A more rigorous policing of the line between the Fraser and Tinker standards would reinforce schools’ claim to deference under Fraser when dealing with speech objectively incompatible with a positive school environment, while at the same time highlighting the extent to which imposing a content-based restriction on speech should be treated with caution under the Tinker standard. The rationale for such caution, of course, is rooted in the fundamentals of First Amendment and in the 14th Amendment’s Equal Protection doctrine; as Judge Ware himself noted in his decision, it is a basic ground rule that “government may not grant the use of a forum to people whose views it finds acceptable, but deny it those wishing to express less favored or more controversial views.” Since students undeniably have First Amendment rights—albeit more limited ones—it makes sense that the same class of restrictions which would be especially disfavored in general should also be disfavored in the school contexts.
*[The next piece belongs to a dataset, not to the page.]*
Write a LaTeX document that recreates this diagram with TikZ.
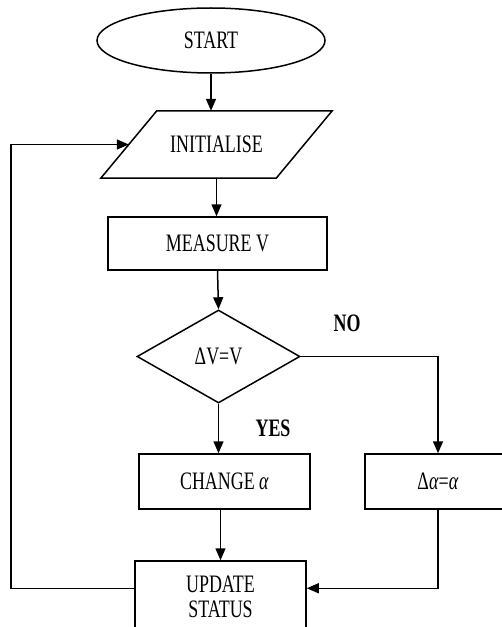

And indeed, the Court has recognized this. In Tinker itself, it noted that review of schools’ decisions must ensure that a prohibition on speech “was caused by something more than a mere desire to avoid the discomfort and unpleasantness that always accompany an unpopular viewpoint.” Moreover, “the prohibition of expression of one particular opinion is not constitutionally permissible”—even in a school. As noted in an analysis of the large body of circuit cases on the Confederate flag issue, the modern courts’ deferential interpretation of Tinker creates a distinct danger of allowing schools to fall back on a “heckler’s veto” for the sake of convenience: the combination of Tinker and Fraser essentially gives schools a free pass, enabling them to invoke the most advantageous of either, or both, to justify their actions, thereby escaping a lawsuit.”

The possibility that the school has engaged in lazy viewpoint discrimination is of special concern here. Unlike in paradigm Tinker “substantial disruption” cases, the students engaged in speech here were not the instigators of the disturbance of school order which worried the administrators. Though their “provocation” in displaying American flags may have been the most proximate cause of a tense environment at the school, the groundwork for the tension was laid by the Mexican-American students’ own act of unsanctioned self expression. Where neither group of students have engaged in speech whose content is fundamentally incompatible with the schools’ communitarian and educational function—that is, outside of the Fraser zone—then school administrators’ first recourse should be to combat the disruption in a neutral way. Moreover, if the threats of violent behavior were really as one-sided as the record of the California case indicates, then the school would be better fulfilling its educational duty by restricting the speech of the potential aggressors rather than victims. Schools should, of course, have the option to sacrifice some student expression for the sake of preserving order if necessary; courts should be wary, however, of allowing schools to abdicate the very citizen-building mission on which their power to restrict speech is based by taking the easy way out and restricting only “unpopular” speech when there is no justification for such viewpoint discrimination. In this respect, at least, permissive interpretations of the Tinker standard are in danger of straying too far from the foundational case’s preliminary exhortation: that students do not “shed their constitutional rights to freedom of speech or expression at the schoolhouse gate.”